Pero la persistencia de este esquema no se explica solo por la inercia colonial. También es un legado de la Guerra Fría. Israel supo ofrecerse a Occidente como pieza clave en la contención soviética y como enclave estratégico en Oriente Medio: aliado militar, base de inteligencia y baluarte frente al panarabismo y las alianzas prosoviéticas. Al posicionarse del lado vencedor, convirtió su proyecto colonial en un activo geopolítico protegido por Estados Unidos y sus socios. Mientras otros imperios se desmoronaban, Israel logró reconfigurar su dominación como parte del orden global de la posguerra, asegurando apoyo político, militar y económico para sostener la ocupación y neutralizar presiones descolonizadoras.
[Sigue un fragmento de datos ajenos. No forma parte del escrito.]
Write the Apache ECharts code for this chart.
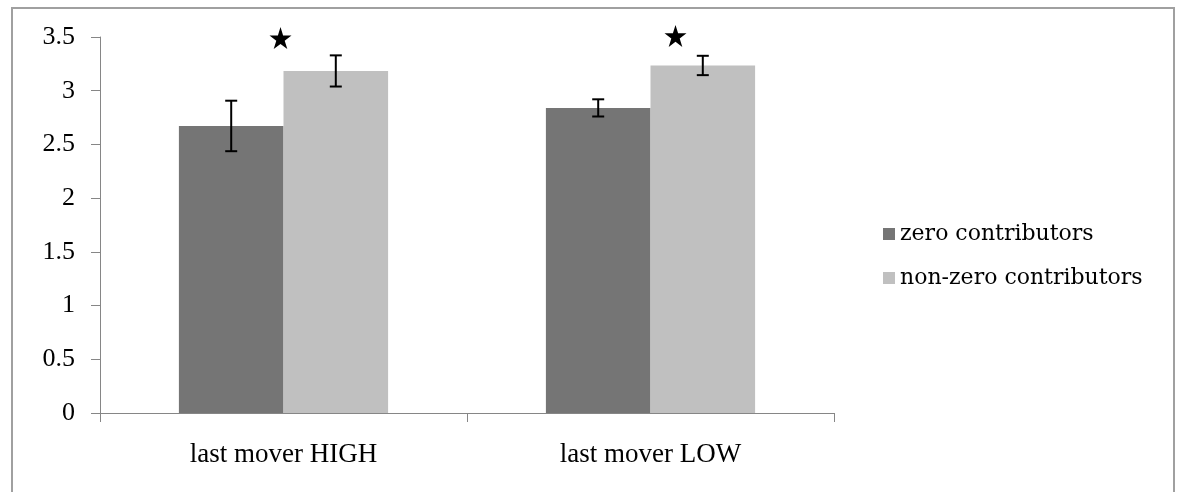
<!DOCTYPE html>
<html><head><meta charset="utf-8">
<script src="https://cdn.jsdelivr.net/npm/echarts@6/dist/echarts.min.js"></script>
<style>html,body{margin:0;padding:0;background:#fff}#c{width:1181px;height:492px}</style>
</head><body><div id="c"></div>
<script>
const categories = ['last mover HIGH', 'last mover LOW'];
const seriesNames = ['zero contributors', 'non-zero contributors'];
const zeroVals = [2.672, 2.84];
const zeroErr = [0.235, 0.08];
const nonZeroVals = [3.184, 3.235];
const nonZeroErr = [0.145, 0.09];
const starVals = [3.49, 3.51];
const yTicks = [0, 0.5, 1, 1.5, 2, 2.5, 3, 3.5];

const FONT = 'Liberation Serif';
const chart = echarts.init(document.getElementById('c'), null, {renderer: 'canvas'});
const GAP = 0.43;

function errSeries(vals, errs, side) {
  return {
    type: 'custom',
    z: 5,
    silent: true,
    clip: false,
    data: vals.map((v, i) => [i, v - errs[i], v + errs[i]]),
    renderItem: function (params, api) {
      const cw = api.size([1, 0])[0];
      const bw = cw * (1 - GAP) / 2;
      const c = api.coord([api.value(0), 0]);
      const x = c[0] + side * bw / 2;
      const lo = api.coord([api.value(0), api.value(1)])[1];
      const hi = api.coord([api.value(0), api.value(2)])[1];
      const hw = 6;
      const st = {stroke: '#000', lineWidth: 2};
      return {type: 'group', children: [
        {type: 'line', shape: {x1: x, y1: lo, x2: x, y2: hi}, style: st},
        {type: 'line', shape: {x1: x - hw, y1: lo, x2: x + hw, y2: lo}, style: st},
        {type: 'line', shape: {x1: x - hw, y1: hi, x2: x + hw, y2: hi}, style: st}
      ]};
    }
  };
}

const STAR = 'path://M50,0 L61.8,36.2 L100,36.2 L69.1,58.8 L80.9,95.1 L50,72.7 L19.1,95.1 L30.9,58.8 L0,36.2 L38.2,36.2 Z';

chart.setOption({
  animation: false,
  grid: {left: 100, right: 347, top: 37, bottom: 79},
  legend: {
    orient: 'vertical', left: 878, top: 218,
    itemWidth: 12, itemHeight: 12, itemGap: 22, icon: 'rect',
    data: seriesNames,
    textStyle: {fontFamily: 'DejaVu Serif', fontSize: 22, color: '#000', padding: [0, 0, 0, 0]}
  },
  xAxis: {
    type: 'category', data: categories,
    axisLine: {lineStyle: {color: '#868686', width: 1}},
    axisTick: {show: true, length: 9, lineStyle: {color: '#868686'}},
    axisLabel: {fontFamily: FONT, fontSize: 27, color: '#000', margin: 28}
  },
  yAxis: {
    type: 'value', min: 0, max: 3.5, interval: 0.5,
    axisLine: {show: true, lineStyle: {color: '#868686', width: 1}},
    axisTick: {show: true, length: 9, lineStyle: {color: '#868686'}},
    splitLine: {show: false},
    axisLabel: {fontFamily: FONT, fontSize: 26, color: '#000', margin: 25,
      formatter: v => yTicks.includes(v) ? String(v) : ''}
  },
  series: [
    {name: seriesNames[0], type: 'bar', data: zeroVals, barGap: '0%', barCategoryGap: '43%',
      itemStyle: {color: '#757575'}},
    {name: seriesNames[1], type: 'bar', data: nonZeroVals, barGap: '0%', barCategoryGap: '43%',
      itemStyle: {color: '#c0c0c0'}},
    errSeries(zeroVals, zeroErr, -1),
    errSeries(nonZeroVals, nonZeroErr, 1),
    {type: 'scatter', silent: true, z: 6, clip: false,
      data: [
        {value: [0, starVals[0]], symbolOffset: [-3, 0]},
        {value: [1, starVals[1]], symbolOffset: [25, 0]}
      ],
      symbol: STAR, symbolSize: 22,
      itemStyle: {color: '#000', opacity: 1}}
  ],
  graphic: [{type: 'rect', shape: {x: 12, y: 8, width: 1162, height: 500},
    style: {fill: 'none', stroke: '#a0a0a0', lineWidth: 2}, silent: true}]
});
</script></body></html>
Sin embargo, la historia demuestra que los conflictos de raíz colonial rara vez se resuelven ignorando y descalificando a una de las partes. Potencias europeas intentaron mantener sus imperios despreciando la voz de los colonizados: Francia en Argelia, Gran Bretaña en India, Sudáfrica durante el apartheid. Pudo haber victorias militares temporales, pero nunca paz estable: la represión y la narrativa de superioridad no convencieron a quienes padecían la injusticia. Se les podía derrotar militarmente, pero no engañar intelectualmente: quien sufre la dominación sabe que no está siendo tratado con justicia.

El caso palestino reproduce ese patrón: se puede encerrar, bombardear y aislar, pero no persuadir de que la desigualdad y la pérdida de patria son “orden natural” o “paz”. Mientras se intente imponer un orden sin reconocer la soberanía y la igualdad jurídica, el conflicto permanecerá latente y la resistencia —por más condenable que sea en sus métodos— seguirá apareciendo como la única voz que se niega a aceptar un final en falso de un proceso que en realidad debería ser un proceso de descolonización, quizá el último de todos.